* BEGIN *

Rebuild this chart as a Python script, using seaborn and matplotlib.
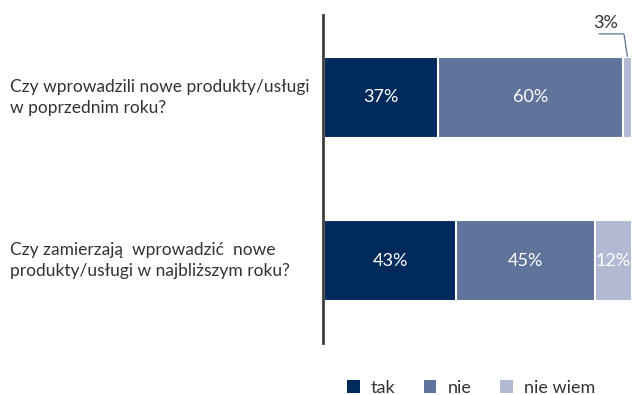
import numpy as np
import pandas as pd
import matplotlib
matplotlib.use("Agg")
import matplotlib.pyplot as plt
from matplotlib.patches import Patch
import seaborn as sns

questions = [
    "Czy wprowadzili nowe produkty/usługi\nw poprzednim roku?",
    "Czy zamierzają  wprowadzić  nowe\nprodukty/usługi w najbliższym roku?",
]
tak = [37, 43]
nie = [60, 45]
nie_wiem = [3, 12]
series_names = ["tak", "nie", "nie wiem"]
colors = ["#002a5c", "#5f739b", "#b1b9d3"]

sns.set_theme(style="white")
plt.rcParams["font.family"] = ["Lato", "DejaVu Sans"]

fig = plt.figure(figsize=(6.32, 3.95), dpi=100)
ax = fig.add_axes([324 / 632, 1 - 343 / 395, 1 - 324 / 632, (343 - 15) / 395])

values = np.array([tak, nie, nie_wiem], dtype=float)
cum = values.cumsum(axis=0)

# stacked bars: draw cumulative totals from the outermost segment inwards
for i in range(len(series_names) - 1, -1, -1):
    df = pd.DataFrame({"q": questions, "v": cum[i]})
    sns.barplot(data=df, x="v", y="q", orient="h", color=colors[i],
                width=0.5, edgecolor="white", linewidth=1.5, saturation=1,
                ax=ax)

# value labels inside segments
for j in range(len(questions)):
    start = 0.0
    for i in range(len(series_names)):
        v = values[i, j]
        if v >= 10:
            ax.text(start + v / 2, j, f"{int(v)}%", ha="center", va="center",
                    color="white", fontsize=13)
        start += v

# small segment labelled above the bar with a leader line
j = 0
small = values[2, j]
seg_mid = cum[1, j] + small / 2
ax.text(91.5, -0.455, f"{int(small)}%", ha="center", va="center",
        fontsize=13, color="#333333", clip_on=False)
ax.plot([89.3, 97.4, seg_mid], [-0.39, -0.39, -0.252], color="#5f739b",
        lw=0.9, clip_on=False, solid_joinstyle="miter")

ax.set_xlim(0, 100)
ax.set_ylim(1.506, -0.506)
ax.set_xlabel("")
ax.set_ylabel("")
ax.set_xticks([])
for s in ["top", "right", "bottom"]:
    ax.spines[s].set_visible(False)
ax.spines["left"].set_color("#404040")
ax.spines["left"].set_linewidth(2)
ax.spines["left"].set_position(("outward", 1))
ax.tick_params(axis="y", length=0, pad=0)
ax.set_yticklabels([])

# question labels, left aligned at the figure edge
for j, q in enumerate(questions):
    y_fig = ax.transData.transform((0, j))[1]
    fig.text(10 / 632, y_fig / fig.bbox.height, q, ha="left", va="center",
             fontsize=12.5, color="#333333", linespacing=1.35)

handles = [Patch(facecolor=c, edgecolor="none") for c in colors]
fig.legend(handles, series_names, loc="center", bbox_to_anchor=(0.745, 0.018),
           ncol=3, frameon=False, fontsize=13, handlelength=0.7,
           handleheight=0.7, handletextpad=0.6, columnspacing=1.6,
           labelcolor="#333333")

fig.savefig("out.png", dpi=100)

* END *

▶ **Goal**
Up to and including the line containing "ax = fig.add_axes([324", repeat every line from the start of the data, but none of the pictures.

▶ **Solved exercise**
Rebuild this chart as a Python script, using seaborn and matplotlib.
import numpy as np
import pandas as pd
import matplotlib
matplotlib.use("Agg")
import matplotlib.pyplot as plt
from matplotlib.patches import Patch
import seaborn as sns

questions = [
    "Czy wprowadzili nowe produkty/usługi\nw poprzednim roku?",
    "Czy zamierzają  wprowadzić  nowe\nprodukty/usługi w najbliższym roku?",
]
tak = [37, 43]
nie = [60, 45]
nie_wiem = [3, 12]
series_names = ["tak", "nie", "nie wiem"]
colors = ["#002a5c", "#5f739b", "#b1b9d3"]

sns.set_theme(style="white")
plt.rcParams["font.family"] = ["Lato", "DejaVu Sans"]

fig = plt.figure(figsize=(6.32, 3.95), dpi=100)
ax = fig.add_axes([324 / 632, 1 - 343 / 395, 1 - 324 / 632, (343 - 15) / 395])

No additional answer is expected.